2. Leasehold Agreements
With a leasehold agreement, you don’t own the property outright, but you lease it for a set number of years, often up to 80 years with the option to extend. It’s a safe and legal way to control property without worrying about ownership restrictions.
3. Work with a Local Real Estate Agent
One of the best options is to work with a local real estate agent. Navigating Bali’s property laws can be complicated for a foreigner—that’s where working with a reliable agent can help.
For example, in Bali Villa Realty, our legal and advisory team will help you research the market and guide you throughout the process to ensure the translation is legal and safe.

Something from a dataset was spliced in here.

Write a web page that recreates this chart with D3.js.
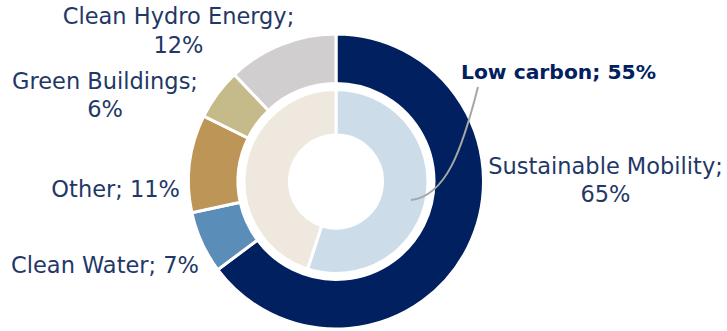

Plus, having helped hundreds of clients successfully invest in Bali, we know the best locations that grow in value and bring the most returns. No matter where you are in the buying journey, we outline an investment plan tailored to your needs and goals.
If that interests you, you can schedule a FREE consultation with our senior advisors here (no sales pitch, just actionable insights and advice based on your unique situation—we promise).
Conclusion: Don’t Risk It with a Nominee Agreement!
A nominee agreement might look like an easy shortcut, but it’s risky and illegal for foreigners to own property in Indonesia.
It’s always better to use safe and legal options instead of taking chances with something so uncertain. You can set up a PT PMA, get a leasehold agreement, or work with a trusted local developer.
This way, you’ll keep your investment safe and secure knowing you’re following the rules.
FAQ
1. What is the purpose of a nominee agreement?
A nominee agreement is where one party agrees to act on behalf of another in certain legal matters. It’s similar to a power of attorney but can cover broader responsibilities. A nominee may be paid for this role or agree to act without compensation.
2. Can foreigners own company shares in Indonesia?
Yes, foreign nationals are allowed to own shares in a company. If there is foreign capital involved, the company must be classified as a Foreign Investment Company (PT PMA).
3. How does a nominee work?
A nominee is a person or company whose name appears on documents (like property titles or securities) to carry out transactions on behalf of the actual owner. The nominee acts as a custodian, while the real ownership remains with the original party.
4. Can foreigners own assets in Indonesia?
According to Indonesian Government Regulation No. 103 of 2015, Article 2(2), foreigners can buy property in Indonesia only if they have a valid stay permit issued by the Ministry of Law and Human Rights.